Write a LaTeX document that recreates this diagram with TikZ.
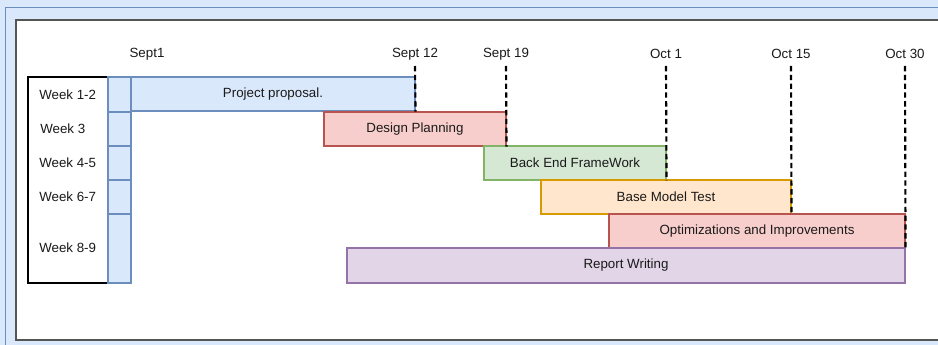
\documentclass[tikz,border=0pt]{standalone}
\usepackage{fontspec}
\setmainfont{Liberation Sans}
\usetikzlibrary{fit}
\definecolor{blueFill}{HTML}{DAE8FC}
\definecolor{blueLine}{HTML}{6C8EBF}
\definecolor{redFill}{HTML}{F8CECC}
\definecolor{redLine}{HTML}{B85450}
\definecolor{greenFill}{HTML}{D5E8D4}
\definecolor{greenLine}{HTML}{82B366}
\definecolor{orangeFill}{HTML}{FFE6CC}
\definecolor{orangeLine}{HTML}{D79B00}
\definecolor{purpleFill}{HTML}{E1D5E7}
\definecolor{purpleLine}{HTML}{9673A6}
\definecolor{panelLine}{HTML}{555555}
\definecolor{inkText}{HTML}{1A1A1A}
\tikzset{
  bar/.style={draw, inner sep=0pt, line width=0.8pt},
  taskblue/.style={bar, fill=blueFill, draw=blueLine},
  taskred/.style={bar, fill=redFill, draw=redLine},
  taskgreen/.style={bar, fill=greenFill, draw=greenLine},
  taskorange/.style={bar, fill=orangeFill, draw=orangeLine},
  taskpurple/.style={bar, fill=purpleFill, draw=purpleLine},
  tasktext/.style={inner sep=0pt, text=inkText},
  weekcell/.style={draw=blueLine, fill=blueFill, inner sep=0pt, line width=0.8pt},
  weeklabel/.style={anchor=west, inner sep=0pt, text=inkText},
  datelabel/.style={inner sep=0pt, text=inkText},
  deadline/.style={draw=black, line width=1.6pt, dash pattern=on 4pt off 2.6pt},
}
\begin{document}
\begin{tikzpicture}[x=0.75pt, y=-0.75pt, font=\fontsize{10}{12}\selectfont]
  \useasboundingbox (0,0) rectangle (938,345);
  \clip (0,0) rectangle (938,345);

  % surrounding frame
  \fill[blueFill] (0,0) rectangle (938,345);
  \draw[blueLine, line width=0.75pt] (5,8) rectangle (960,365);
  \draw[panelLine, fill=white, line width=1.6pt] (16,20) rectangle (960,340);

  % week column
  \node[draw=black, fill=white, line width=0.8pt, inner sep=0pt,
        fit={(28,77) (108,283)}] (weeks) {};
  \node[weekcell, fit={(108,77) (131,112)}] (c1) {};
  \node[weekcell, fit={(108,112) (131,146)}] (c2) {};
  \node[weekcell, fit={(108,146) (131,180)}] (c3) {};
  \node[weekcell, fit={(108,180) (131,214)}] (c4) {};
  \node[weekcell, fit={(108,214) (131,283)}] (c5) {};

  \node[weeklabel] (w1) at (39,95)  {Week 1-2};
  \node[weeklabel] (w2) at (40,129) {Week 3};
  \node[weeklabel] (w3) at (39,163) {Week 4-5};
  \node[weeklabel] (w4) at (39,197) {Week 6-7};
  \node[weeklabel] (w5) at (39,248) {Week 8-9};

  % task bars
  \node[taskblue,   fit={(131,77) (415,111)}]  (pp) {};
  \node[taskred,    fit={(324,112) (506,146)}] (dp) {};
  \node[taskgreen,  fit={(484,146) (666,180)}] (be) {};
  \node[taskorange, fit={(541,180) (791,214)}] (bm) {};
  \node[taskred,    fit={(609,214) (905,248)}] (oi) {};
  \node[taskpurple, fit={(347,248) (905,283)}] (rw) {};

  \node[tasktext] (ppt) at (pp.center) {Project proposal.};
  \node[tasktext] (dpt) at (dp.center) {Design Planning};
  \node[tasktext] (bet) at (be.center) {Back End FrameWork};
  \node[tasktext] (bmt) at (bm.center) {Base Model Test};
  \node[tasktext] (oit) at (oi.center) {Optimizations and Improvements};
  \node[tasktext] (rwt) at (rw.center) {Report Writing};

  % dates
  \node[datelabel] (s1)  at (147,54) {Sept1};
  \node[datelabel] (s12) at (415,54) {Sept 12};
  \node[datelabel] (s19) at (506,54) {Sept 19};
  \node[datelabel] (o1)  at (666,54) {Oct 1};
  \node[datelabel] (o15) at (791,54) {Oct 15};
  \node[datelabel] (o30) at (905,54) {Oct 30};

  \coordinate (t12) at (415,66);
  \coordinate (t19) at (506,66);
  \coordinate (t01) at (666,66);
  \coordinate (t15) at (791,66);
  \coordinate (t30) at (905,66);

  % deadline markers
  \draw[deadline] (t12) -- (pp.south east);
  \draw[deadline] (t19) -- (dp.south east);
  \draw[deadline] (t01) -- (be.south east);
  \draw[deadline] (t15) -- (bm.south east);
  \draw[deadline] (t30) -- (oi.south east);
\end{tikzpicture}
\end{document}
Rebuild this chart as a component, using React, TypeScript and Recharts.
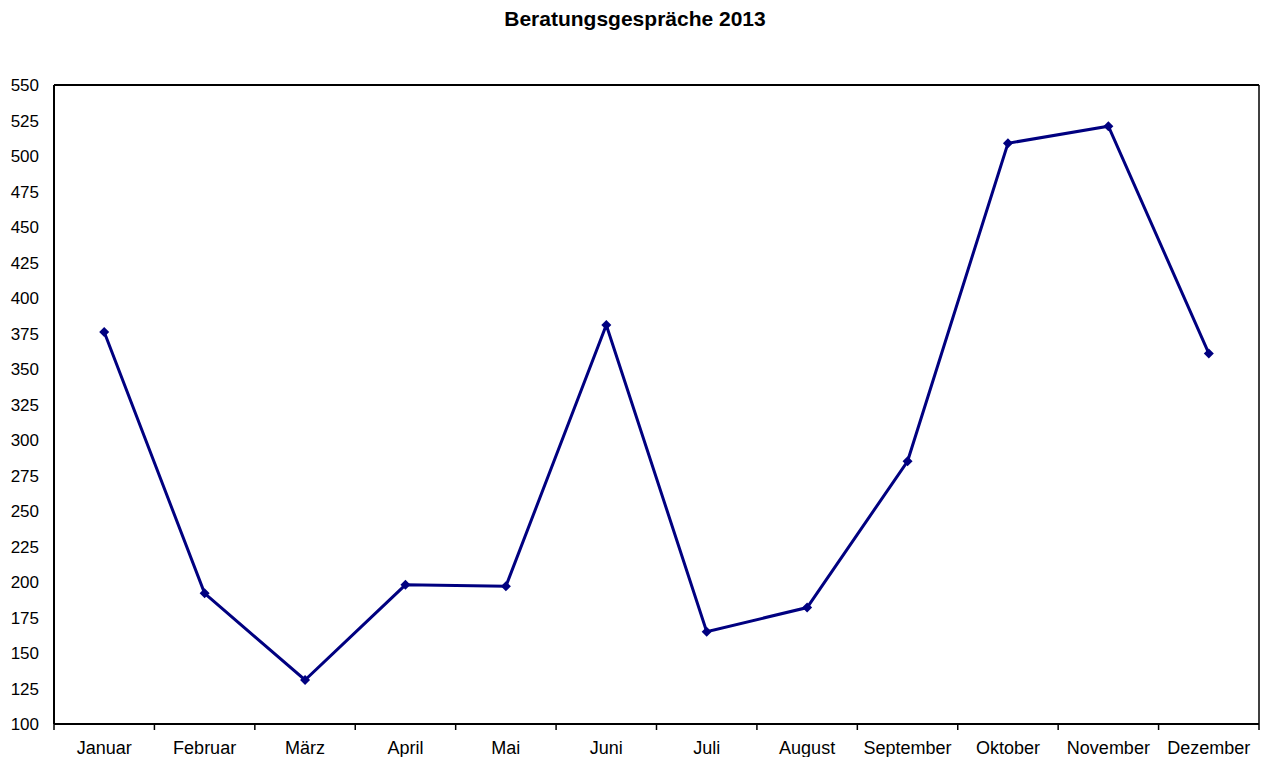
-=-=-
Reproduce each record above by retyping it exactly; omit all images.

Write a LaTeX document that recreates this diagram with TikZ.
\documentclass[tikz,border=0pt]{standalone}
\usepackage{fontspec}
\setmainfont{Liberation Sans}
\usetikzlibrary{fit}
\definecolor{blueFill}{HTML}{DAE8FC}
\definecolor{blueLine}{HTML}{6C8EBF}
\definecolor{redFill}{HTML}{F8CECC}
\definecolor{redLine}{HTML}{B85450}
\definecolor{greenFill}{HTML}{D5E8D4}
\definecolor{greenLine}{HTML}{82B366}
\definecolor{orangeFill}{HTML}{FFE6CC}
\definecolor{orangeLine}{HTML}{D79B00}
\definecolor{purpleFill}{HTML}{E1D5E7}
\definecolor{purpleLine}{HTML}{9673A6}
\definecolor{panelLine}{HTML}{555555}
\definecolor{inkText}{HTML}{1A1A1A}
\tikzset{
  bar/.style={draw, inner sep=0pt, line width=0.8pt},
  taskblue/.style={bar, fill=blueFill, draw=blueLine},
  taskred/.style={bar, fill=redFill, draw=redLine},
  taskgreen/.style={bar, fill=greenFill, draw=greenLine},
  taskorange/.style={bar, fill=orangeFill, draw=orangeLine},
  taskpurple/.style={bar, fill=purpleFill, draw=purpleLine},
  tasktext/.style={inner sep=0pt, text=inkText},
  weekcell/.style={draw=blueLine, fill=blueFill, inner sep=0pt, line width=0.8pt},
  weeklabel/.style={anchor=west, inner sep=0pt, text=inkText},
  datelabel/.style={inner sep=0pt, text=inkText},
  deadline/.style={draw=black, line width=1.6pt, dash pattern=on 4pt off 2.6pt},
}
\begin{document}
\begin{tikzpicture}[x=0.75pt, y=-0.75pt, font=\fontsize{10}{12}\selectfont]
  \useasboundingbox (0,0) rectangle (938,345);
  \clip (0,0) rectangle (938,345);

  % surrounding frame
  \fill[blueFill] (0,0) rectangle (938,345);
  \draw[blueLine, line width=0.75pt] (5,8) rectangle (960,365);
  \draw[panelLine, fill=white, line width=1.6pt] (16,20) rectangle (960,340);

  % week column
  \node[draw=black, fill=white, line width=0.8pt, inner sep=0pt,
        fit={(28,77) (108,283)}] (weeks) {};
  \node[weekcell, fit={(108,77) (131,112)}] (c1) {};
  \node[weekcell, fit={(108,112) (131,146)}] (c2) {};
  \node[weekcell, fit={(108,146) (131,180)}] (c3) {};
  \node[weekcell, fit={(108,180) (131,214)}] (c4) {};
  \node[weekcell, fit={(108,214) (131,283)}] (c5) {};

  \node[weeklabel] (w1) at (39,95)  {Week 1-2};
  \node[weeklabel] (w2) at (40,129) {Week 3};
  \node[weeklabel] (w3) at (39,163) {Week 4-5};
  \node[weeklabel] (w4) at (39,197) {Week 6-7};
  \node[weeklabel] (w5) at (39,248) {Week 8-9};

  % task bars
  \node[taskblue,   fit={(131,77) (415,111)}]  (pp) {};
  \node[taskred,    fit={(324,112) (506,146)}] (dp) {};
  \node[taskgreen,  fit={(484,146) (666,180)}] (be) {};
  \node[taskorange, fit={(541,180) (791,214)}] (bm) {};
  \node[taskred,    fit={(609,214) (905,248)}] (oi) {};
  \node[taskpurple, fit={(347,248) (905,283)}] (rw) {};

  \node[tasktext] (ppt) at (pp.center) {Project proposal.};
  \node[tasktext] (dpt) at (dp.center) {Design Planning};
  \node[tasktext] (bet) at (be.center) {Back End FrameWork};
  \node[tasktext] (bmt) at (bm.center) {Base Model Test};
  \node[tasktext] (oit) at (oi.center) {Optimizations and Improvements};
  \node[tasktext] (rwt) at (rw.center) {Report Writing};

  % dates
  \node[datelabel] (s1)  at (147,54) {Sept1};
  \node[datelabel] (s12) at (415,54) {Sept 12};
  \node[datelabel] (s19) at (506,54) {Sept 19};
  \node[datelabel] (o1)  at (666,54) {Oct 1};
  \node[datelabel] (o15) at (791,54) {Oct 15};
  \node[datelabel] (o30) at (905,54) {Oct 30};

  \coordinate (t12) at (415,66);
  \coordinate (t19) at (506,66);
  \coordinate (t01) at (666,66);
  \coordinate (t15) at (791,66);
  \coordinate (t30) at (905,66);

  % deadline markers
  \draw[deadline] (t12) -- (pp.south east);
  \draw[deadline] (t19) -- (dp.south east);
  \draw[deadline] (t01) -- (be.south east);
  \draw[deadline] (t15) -- (bm.south east);
  \draw[deadline] (t30) -- (oi.south east);
\end{tikzpicture}
\end{document}
Rebuild this chart as a component, using React, TypeScript and Recharts.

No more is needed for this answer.